More than just 3D drawings, BIM concepts include collaboration between trades that have previously worked independently. Utilizing software such as Revit, a 3D computer model, that represents the physical and functional characteristics of a facility can be created. This becomes a visual communication tool shared by all stakeholders that can be used to effectively manage project information for consistent, accurate and coordinated models.

In practice, each partner owns their own model. The coordination team brings together the models, integrates the information and carries out clash detection to identify any pipe collisions or interferences within the model. Once clash detection is run, trades will come together in coordination meetings to discuss and trouble-shoot issues that were found in the models. This allows for open communications and quick resolution during planning stages.

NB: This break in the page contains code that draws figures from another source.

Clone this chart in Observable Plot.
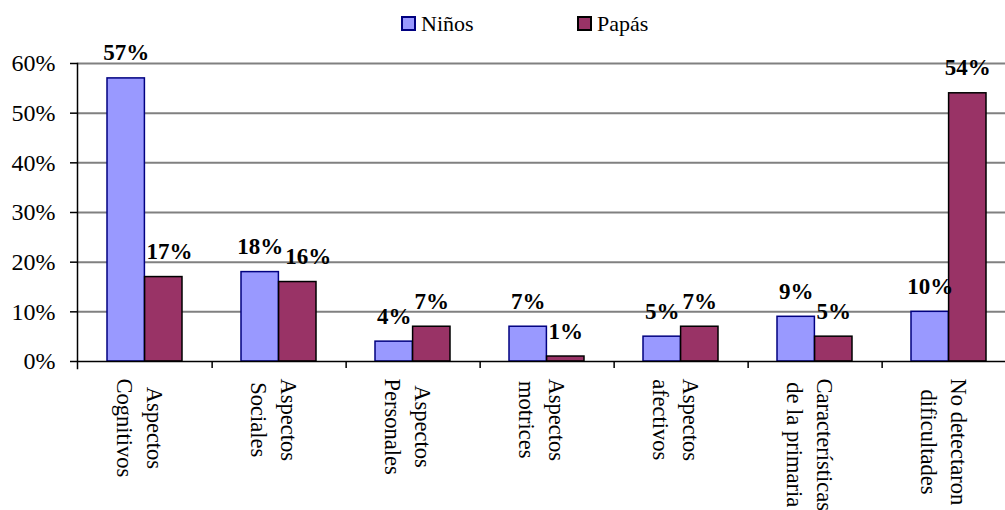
<!DOCTYPE html>
<html><head><meta charset="utf-8">
<script src="https://cdn.jsdelivr.net/npm/d3@7"></script>
<script src="https://cdn.jsdelivr.net/npm/@observablehq/plot@0.6"></script>
<style>
body{margin:0;background:#fff;font-family:"Liberation Serif","Times New Roman",serif;}
#wrap{position:relative;width:1005px;height:510px;overflow:hidden;}
.leg{position:absolute;top:11px;display:flex;align-items:center;font-size:22px;color:#000;line-height:25px;}
.sw{box-sizing:border-box;width:15px;height:15px;border:2px solid;margin-right:5px;}
</style></head><body><div id="wrap"></div>
<script>
const categories = ["Aspectos\nCognitivos", "Aspectos\nSociales", "Aspectos\nPersonales", "Aspectos\nmotrices", "Aspectos\nafectivos", "Características\nde la primaria", "No detectaron\ndificultades"];
const ninos = [57, 18, 4, 7, 5, 9, 10];
const papas = [17, 16, 7, 1, 7, 5, 54];
const series = ["Niños", "Papás"];
const yTicks = [0, 10, 20, 30, 40, 50, 60];
const fills = {"Niños": "#9999FF", "Papás": "#993366"};
const strokes = {"Niños": "#000080", "Papás": "#000000"};

const rows = categories.map((c, i) => ({category: c, ninos: ninos[i], papas: papas[i]}));

const wrap = document.getElementById("wrap");
// legend
const legLeft = {"Niños": 401, "Papás": 577};
series.forEach(s => {
  const d = document.createElement("div");
  d.className = "leg";
  d.style.left = legLeft[s] + "px";
  const sw = document.createElement("div");
  sw.className = "sw";
  sw.style.background = fills[s];
  sw.style.borderColor = strokes[s];
  const t = document.createElement("span");
  t.textContent = s;
  d.append(sw, t);
  wrap.append(d);
});

const left = 77, right = 1017;
const pIn = 0.44, pOut = 0.22;
const step = (right - left) / categories.length;
const bw = step * (1 - pIn);
const font = '"Liberation Serif","Times New Roman",serif';

const chart = Plot.plot({
  width: 1005, height: 510,
  marginTop: 63, marginBottom: 149, marginLeft: 77, marginRight: 0,
  style: {fontFamily: font, background: "transparent", overflow: "visible", color: "#000"},
  x: {domain: categories, range: [left, right], paddingInner: pIn, paddingOuter: pOut, axis: null},
  y: {domain: [0, 60], axis: null},
  marks: [
    Plot.gridY(yTicks.filter(d => d > 0), {stroke: "#808080", strokeOpacity: 1, strokeWidth: 2}),
    Plot.barY(rows, {x: "category", y: "ninos", fill: fills["Niños"], stroke: strokes["Niños"], strokeWidth: 1.5, insetRight: bw / 2}),
    Plot.barY(rows, {x: "category", y: "papas", fill: fills["Papás"], stroke: strokes["Papás"], strokeWidth: 1.5, insetLeft: bw / 2}),
    Plot.ruleY([0], {stroke: "#000", strokeWidth: 1.5}),
    Plot.frame({anchor: "left", stroke: "#000", strokeWidth: 1.5, insetBottom: -7}),
    Plot.ruleX(categories, {x: d => d, y1: 0, y2: 0, dx: step / 2, insetBottom: -7, stroke: "#000", strokeWidth: 1.5}),
    Plot.axisY({ticks: yTicks, tickFormat: d => d + "%", tickSize: 7, tickPadding: 15, fontSize: 24, fill: "#000", stroke: "#000", strokeWidth: 1.5, label: null}),
    Plot.text(rows, {x: "category", y: "ninos", text: d => d.ninos + "%", dx: -bw / 4, dy: -18, lineAnchor: "bottom", fontSize: 23, fontWeight: "bold", fill: "#000"}),
    Plot.text(rows, {x: "category", y: "papas", text: d => d.papas + "%", dx: bw / 4, dy: -18, lineAnchor: "bottom", fontSize: 23, fontWeight: "bold", fill: "#000"}),
    Plot.text(categories, {x: d => d, y: 0, text: d => d, rotate: 90, textAnchor: "middle", lineHeight: 1.35, fontSize: 22.5, fill: "#000", dx: -3})
  ]
});
wrap.append(chart);
chart.style.position = "absolute";
chart.style.left = "0px";
chart.style.top = "0px";

// category labels: longest line starts just below the axis
d3.select(chart).selectAll("text").each(function () {
  const t = this.getAttribute("transform") || "";
  if (!/rotate\(90\)/.test(t)) return;
  const spans = this.querySelectorAll("tspan");
  const lens = spans.length ? [...spans].map(s => s.getComputedTextLength()) : [this.getComputedTextLength()];
  const m = Math.max(...lens);
  this.setAttribute("transform", t + ` translate(${17 + m / 2},0)`);
});

// value labels of the second series are nudged right when they collide (like the spreadsheet does)
const labelGroups = chart.querySelectorAll("g[font-weight='bold']");
const barGroups = chart.querySelectorAll("g[aria-label='bar']");
if (labelGroups.length === 2 && barGroups.length === 2) {
  const obstacles = [...barGroups[0].querySelectorAll("rect"), ...labelGroups[0].querySelectorAll("text")]
    .map(e => e.getBoundingClientRect());
  labelGroups[1].querySelectorAll("text").forEach(el => {
    const r = el.getBoundingClientRect();
    const top = r.top + r.height * 0.2, bottom = r.bottom - r.height * 0.15;
    let shift = 0;
    obstacles.forEach(o => {
      if (o.left < r.right + shift && o.right > r.left + shift && o.top < bottom && o.bottom > top) {
        shift = Math.max(shift, o.right - r.left + 2);
      }
    });
    if (shift > 0) {
      const t = el.getAttribute("transform") || "";
      el.setAttribute("transform", t + ` translate(${shift},0)`);
    }
  });
}
</script>
</body></html>
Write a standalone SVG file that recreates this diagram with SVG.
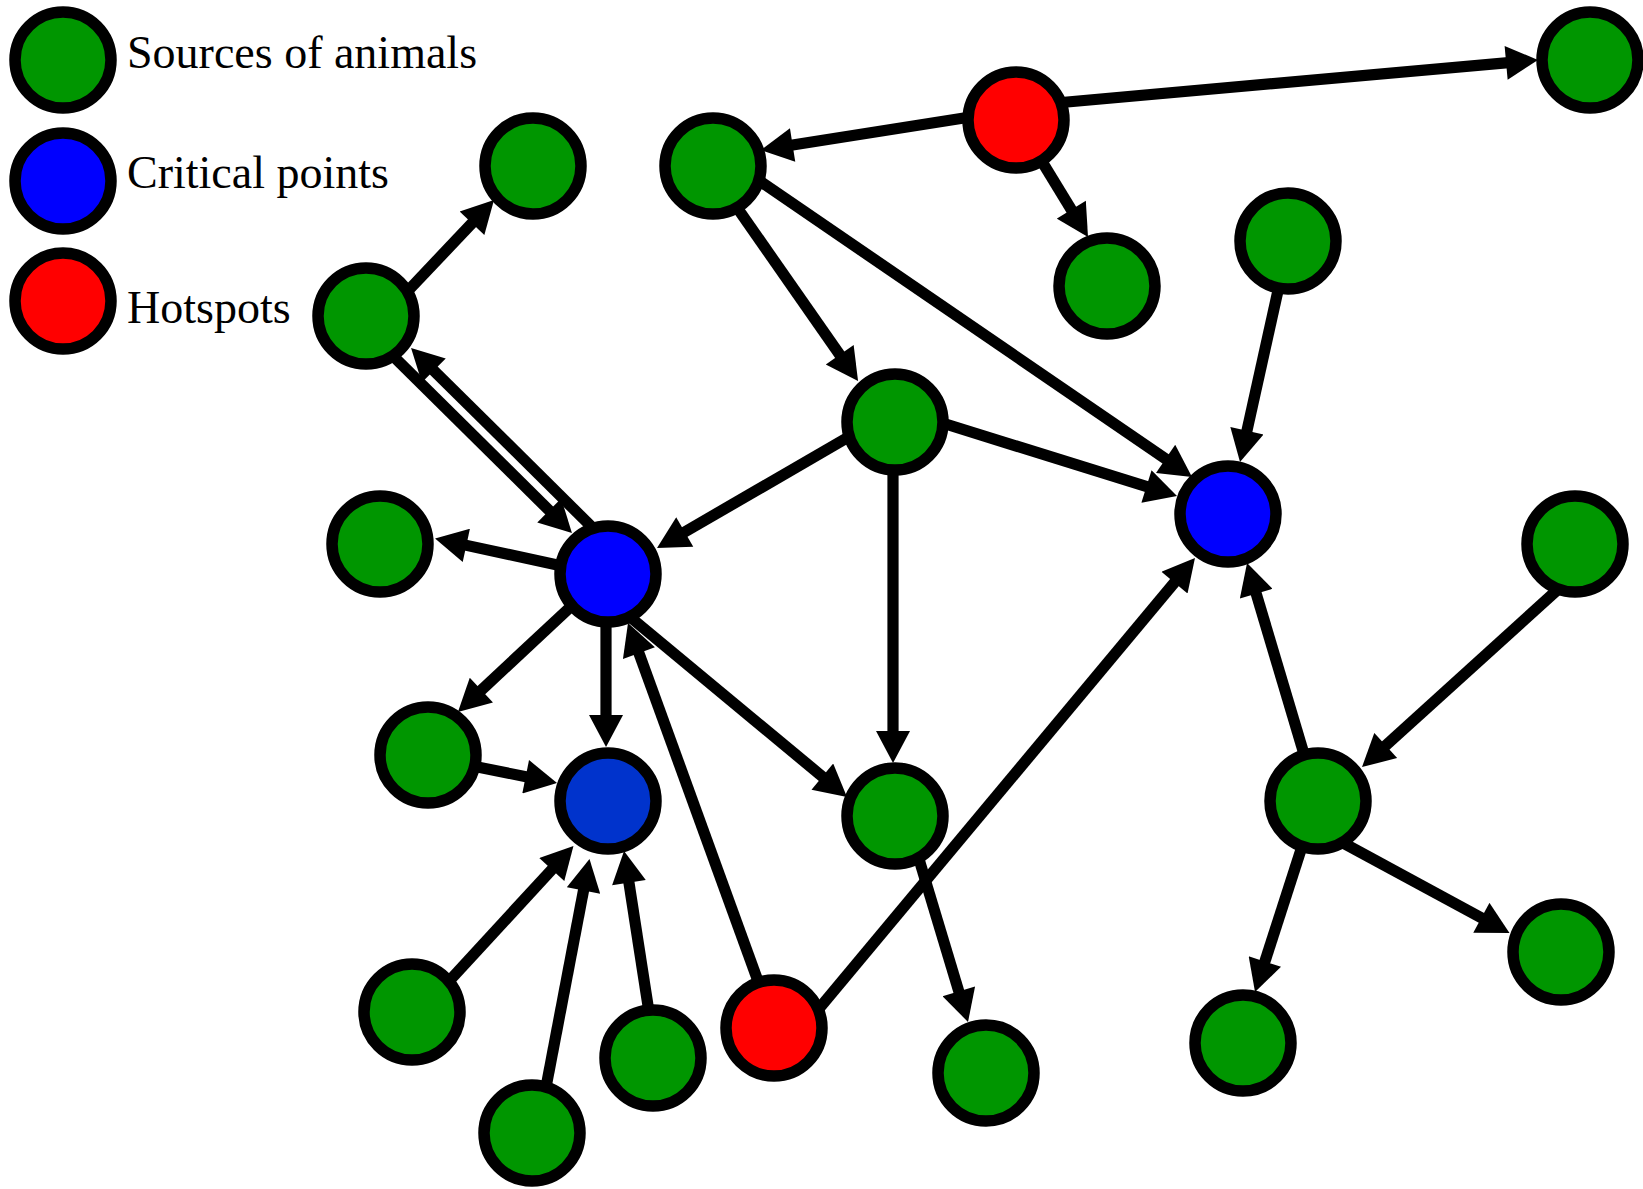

Since it forms a reliable basis for decisions regarding design details, scheduling and clash detection, BIMled projects can be planned and executed more quickly, economically and sustainably.

Advantages of modelling

Compared with traditional building contracts, BIM creates standardisation and a level playing field for all, making cost estimations more accurate and the comparison of quotes easier.  The traditional bidding process starts with conceptual designs submitted by the consultant on which contractors base their quote. This often requires bidding contractors to seek more information from the engineering office, make assumptions or take on a large measure of responsibility.

Having all the information contained clearly and accurately within the model in advance means the job can be priced easily, helping owners to compare bids and removing the element of risk for clients and contractors alike. Changes can still be made at a later stage if required, but unnecessary change orders that can add significant cost to the project and delay completion are eliminated.

Similarly, BIM helps keep projects on track due to its work scheduling capability.  The model can be used to map a timeline for construction that shows when and in what sequence components need to be installed.  As a result, downtime is avoided, productivity boosted and owners can see how quickly the work will progress.

Although the concept of BIM got off to a slow start, it is now gaining ground globally, including in India. Regulation in many states of the USA has led to a doubling of BIM adoption over the last five years. The greatest rate of increase, however, has been in the UK where BIM-led initiatives have risen from under 5% to over 30% of building and infrastructure projects. BIM is now standard practice for many leading construction companies and, as its use gathers pace, supply chain companies are responding.